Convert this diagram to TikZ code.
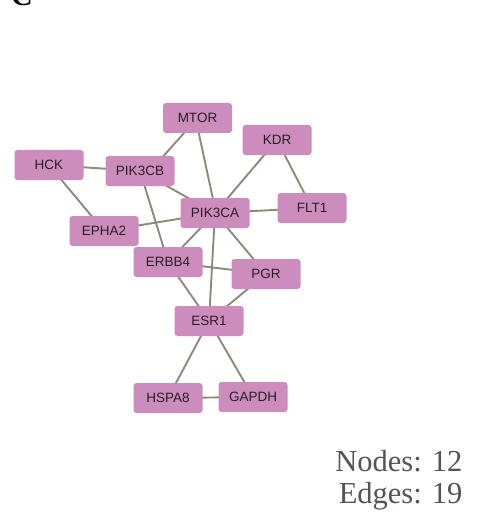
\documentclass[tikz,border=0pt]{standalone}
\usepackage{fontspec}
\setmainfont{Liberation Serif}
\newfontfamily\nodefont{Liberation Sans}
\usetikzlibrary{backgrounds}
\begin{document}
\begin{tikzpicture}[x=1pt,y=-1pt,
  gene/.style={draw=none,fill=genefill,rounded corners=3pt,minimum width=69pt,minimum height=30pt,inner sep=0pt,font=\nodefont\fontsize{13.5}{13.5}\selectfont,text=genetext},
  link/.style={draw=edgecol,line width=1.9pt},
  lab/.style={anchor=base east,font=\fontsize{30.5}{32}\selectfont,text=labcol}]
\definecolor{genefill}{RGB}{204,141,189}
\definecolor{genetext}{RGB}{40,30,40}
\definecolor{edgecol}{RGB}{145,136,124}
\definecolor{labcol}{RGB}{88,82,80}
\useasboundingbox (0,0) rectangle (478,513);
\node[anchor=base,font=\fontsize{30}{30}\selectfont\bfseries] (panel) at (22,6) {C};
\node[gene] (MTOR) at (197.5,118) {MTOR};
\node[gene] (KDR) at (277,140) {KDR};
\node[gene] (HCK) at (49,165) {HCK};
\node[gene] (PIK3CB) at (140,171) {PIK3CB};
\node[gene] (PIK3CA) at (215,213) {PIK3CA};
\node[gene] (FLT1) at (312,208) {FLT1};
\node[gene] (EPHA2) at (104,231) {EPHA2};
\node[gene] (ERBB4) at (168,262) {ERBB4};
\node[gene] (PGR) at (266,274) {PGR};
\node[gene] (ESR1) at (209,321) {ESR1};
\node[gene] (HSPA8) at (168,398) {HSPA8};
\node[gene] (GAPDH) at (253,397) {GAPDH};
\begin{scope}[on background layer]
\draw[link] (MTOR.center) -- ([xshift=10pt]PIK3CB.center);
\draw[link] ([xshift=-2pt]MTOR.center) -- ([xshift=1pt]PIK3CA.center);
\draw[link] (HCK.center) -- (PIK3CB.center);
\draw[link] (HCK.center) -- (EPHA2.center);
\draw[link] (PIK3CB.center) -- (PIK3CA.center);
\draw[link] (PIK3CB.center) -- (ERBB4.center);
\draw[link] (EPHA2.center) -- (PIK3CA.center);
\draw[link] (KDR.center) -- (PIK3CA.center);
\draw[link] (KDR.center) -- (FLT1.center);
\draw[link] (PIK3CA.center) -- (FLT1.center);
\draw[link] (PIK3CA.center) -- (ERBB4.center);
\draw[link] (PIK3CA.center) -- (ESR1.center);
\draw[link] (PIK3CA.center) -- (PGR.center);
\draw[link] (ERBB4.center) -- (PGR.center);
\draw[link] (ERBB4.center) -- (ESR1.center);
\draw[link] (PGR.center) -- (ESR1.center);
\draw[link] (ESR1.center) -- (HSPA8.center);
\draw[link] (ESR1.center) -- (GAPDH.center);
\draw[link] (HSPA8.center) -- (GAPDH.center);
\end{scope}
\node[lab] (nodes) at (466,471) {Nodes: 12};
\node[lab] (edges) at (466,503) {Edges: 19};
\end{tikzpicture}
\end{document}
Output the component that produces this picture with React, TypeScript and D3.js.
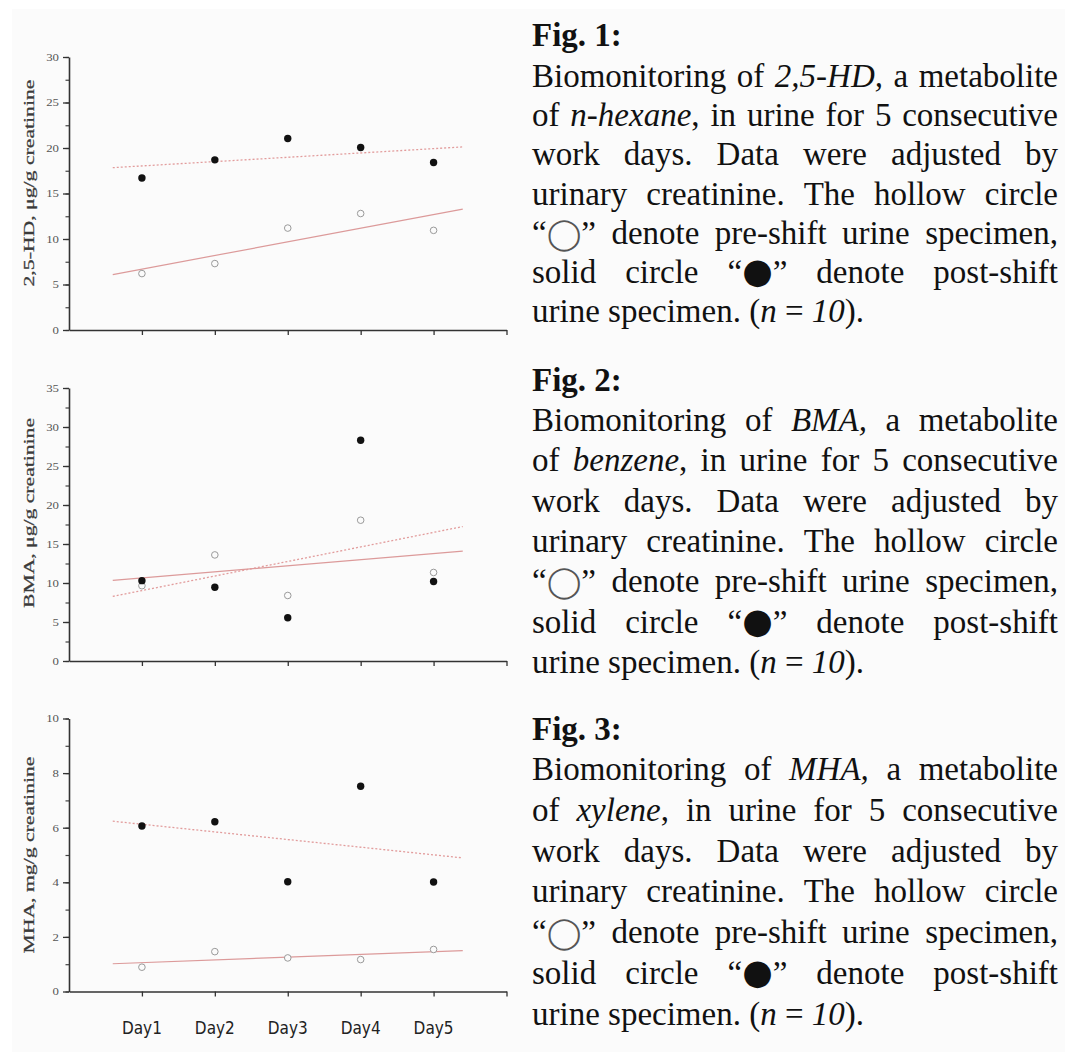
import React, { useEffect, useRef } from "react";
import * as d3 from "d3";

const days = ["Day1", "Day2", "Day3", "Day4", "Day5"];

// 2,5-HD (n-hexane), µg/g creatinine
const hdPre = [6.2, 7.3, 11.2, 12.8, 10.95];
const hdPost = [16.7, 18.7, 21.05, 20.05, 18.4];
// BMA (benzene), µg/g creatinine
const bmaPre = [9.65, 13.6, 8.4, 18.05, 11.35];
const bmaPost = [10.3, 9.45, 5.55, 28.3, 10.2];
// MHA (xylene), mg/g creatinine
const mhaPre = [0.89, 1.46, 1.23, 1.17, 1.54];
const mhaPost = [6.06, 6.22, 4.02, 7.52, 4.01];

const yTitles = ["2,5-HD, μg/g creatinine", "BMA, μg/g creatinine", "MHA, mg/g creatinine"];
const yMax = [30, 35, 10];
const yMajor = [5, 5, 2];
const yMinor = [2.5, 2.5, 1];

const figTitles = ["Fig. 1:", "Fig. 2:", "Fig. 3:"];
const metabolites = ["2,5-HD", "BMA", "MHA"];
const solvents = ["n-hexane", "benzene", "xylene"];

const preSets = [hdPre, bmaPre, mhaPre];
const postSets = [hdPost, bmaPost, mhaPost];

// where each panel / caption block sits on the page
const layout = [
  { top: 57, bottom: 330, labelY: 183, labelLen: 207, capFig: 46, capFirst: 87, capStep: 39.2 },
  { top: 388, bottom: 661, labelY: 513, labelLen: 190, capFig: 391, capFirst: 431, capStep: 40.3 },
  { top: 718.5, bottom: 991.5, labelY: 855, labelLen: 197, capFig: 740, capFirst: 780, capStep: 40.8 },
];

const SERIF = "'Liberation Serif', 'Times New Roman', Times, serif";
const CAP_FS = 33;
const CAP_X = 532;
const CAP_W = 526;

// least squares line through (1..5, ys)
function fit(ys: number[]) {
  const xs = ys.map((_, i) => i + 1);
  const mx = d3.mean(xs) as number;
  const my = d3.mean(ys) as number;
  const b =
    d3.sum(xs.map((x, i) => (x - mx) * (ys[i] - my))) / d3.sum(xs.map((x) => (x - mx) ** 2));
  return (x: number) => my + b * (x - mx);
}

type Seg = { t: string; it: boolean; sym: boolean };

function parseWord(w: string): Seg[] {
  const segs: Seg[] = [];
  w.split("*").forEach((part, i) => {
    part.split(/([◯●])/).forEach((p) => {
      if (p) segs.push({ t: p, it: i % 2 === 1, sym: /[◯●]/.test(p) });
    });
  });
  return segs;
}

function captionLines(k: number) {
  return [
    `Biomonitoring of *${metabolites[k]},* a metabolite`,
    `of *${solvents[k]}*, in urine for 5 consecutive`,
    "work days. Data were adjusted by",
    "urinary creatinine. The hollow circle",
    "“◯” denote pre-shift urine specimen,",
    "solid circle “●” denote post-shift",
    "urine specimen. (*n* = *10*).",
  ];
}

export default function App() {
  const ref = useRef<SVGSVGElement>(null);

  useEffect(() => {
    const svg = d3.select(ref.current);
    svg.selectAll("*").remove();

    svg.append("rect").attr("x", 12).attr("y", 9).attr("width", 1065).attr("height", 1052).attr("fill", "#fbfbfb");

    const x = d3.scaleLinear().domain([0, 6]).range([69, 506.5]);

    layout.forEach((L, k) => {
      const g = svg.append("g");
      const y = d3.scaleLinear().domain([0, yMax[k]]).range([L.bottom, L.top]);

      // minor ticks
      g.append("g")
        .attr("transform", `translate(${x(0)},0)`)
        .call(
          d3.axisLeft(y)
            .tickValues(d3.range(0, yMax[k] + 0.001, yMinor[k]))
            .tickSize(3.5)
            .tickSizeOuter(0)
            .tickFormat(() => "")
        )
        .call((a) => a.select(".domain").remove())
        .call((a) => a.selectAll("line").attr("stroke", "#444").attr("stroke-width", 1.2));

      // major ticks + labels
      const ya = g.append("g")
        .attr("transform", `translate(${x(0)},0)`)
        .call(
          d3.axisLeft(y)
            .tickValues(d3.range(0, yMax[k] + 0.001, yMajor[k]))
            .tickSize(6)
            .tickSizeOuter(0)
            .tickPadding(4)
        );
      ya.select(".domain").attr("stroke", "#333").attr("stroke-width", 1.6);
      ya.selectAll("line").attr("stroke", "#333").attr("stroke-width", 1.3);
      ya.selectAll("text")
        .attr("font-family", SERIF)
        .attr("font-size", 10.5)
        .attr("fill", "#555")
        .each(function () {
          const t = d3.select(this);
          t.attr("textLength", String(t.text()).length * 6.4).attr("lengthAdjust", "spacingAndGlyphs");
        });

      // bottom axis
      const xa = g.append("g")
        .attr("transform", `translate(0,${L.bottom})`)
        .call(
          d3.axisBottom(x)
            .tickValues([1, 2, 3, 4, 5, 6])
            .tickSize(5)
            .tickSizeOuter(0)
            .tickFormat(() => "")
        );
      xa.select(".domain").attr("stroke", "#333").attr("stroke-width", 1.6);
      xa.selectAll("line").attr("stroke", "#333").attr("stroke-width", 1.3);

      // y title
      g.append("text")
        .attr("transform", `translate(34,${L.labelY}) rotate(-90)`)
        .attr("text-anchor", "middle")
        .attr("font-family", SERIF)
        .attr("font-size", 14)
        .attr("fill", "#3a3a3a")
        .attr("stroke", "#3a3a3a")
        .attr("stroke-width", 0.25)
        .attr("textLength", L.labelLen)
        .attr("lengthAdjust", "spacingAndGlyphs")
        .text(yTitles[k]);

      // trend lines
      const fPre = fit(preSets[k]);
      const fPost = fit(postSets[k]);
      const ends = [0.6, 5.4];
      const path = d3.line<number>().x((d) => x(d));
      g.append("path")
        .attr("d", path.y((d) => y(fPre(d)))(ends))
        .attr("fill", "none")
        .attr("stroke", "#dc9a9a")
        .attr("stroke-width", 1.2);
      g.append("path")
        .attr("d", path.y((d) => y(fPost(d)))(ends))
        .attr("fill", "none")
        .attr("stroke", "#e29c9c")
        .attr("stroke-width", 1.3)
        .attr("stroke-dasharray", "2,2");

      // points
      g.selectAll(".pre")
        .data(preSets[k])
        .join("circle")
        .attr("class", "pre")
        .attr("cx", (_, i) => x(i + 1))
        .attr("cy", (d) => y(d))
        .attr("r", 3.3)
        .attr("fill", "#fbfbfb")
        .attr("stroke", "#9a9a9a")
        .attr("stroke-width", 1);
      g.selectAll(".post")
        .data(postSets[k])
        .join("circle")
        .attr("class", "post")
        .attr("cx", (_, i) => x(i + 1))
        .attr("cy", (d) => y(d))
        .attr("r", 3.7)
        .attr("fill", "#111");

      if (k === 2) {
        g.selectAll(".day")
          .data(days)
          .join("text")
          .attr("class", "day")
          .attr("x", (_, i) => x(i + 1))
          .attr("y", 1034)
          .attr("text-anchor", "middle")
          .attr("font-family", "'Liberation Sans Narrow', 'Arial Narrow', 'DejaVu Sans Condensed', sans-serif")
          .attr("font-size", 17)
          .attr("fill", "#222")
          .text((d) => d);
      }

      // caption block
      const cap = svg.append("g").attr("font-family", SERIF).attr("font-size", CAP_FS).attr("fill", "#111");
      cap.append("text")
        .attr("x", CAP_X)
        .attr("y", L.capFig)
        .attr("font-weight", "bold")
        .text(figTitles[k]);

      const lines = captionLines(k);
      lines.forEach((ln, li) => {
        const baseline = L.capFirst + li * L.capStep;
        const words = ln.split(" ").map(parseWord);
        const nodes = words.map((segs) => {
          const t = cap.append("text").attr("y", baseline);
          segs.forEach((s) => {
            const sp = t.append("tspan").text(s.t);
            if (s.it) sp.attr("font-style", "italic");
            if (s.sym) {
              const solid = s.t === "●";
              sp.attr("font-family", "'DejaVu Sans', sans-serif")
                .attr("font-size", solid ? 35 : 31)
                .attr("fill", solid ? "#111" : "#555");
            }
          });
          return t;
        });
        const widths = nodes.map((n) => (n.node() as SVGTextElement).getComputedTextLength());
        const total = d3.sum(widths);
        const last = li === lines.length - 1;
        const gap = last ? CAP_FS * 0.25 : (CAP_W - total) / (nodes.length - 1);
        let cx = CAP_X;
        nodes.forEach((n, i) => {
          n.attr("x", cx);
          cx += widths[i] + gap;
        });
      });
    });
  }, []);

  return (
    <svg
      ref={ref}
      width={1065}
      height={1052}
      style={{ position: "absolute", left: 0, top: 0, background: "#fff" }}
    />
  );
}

━━━━

### Task description:
Taking the material above, give again exactly the lines from the one holding "Output the component" through the one holding "const yMinor = [2.5, 2.5, 1];", with both ends and without pictures.

### Complete answer:
Output the component that produces this picture with React, TypeScript and D3.js.
import React, { useEffect, useRef } from "react";
import * as d3 from "d3";

const days = ["Day1", "Day2", "Day3", "Day4", "Day5"];

// 2,5-HD (n-hexane), µg/g creatinine
const hdPre = [6.2, 7.3, 11.2, 12.8, 10.95];
const hdPost = [16.7, 18.7, 21.05, 20.05, 18.4];
// BMA (benzene), µg/g creatinine
const bmaPre = [9.65, 13.6, 8.4, 18.05, 11.35];
const bmaPost = [10.3, 9.45, 5.55, 28.3, 10.2];
// MHA (xylene), mg/g creatinine
const mhaPre = [0.89, 1.46, 1.23, 1.17, 1.54];
const mhaPost = [6.06, 6.22, 4.02, 7.52, 4.01];

const yTitles = ["2,5-HD, μg/g creatinine", "BMA, μg/g creatinine", "MHA, mg/g creatinine"];
const yMax = [30, 35, 10];
const yMajor = [5, 5, 2];
const yMinor = [2.5, 2.5, 1];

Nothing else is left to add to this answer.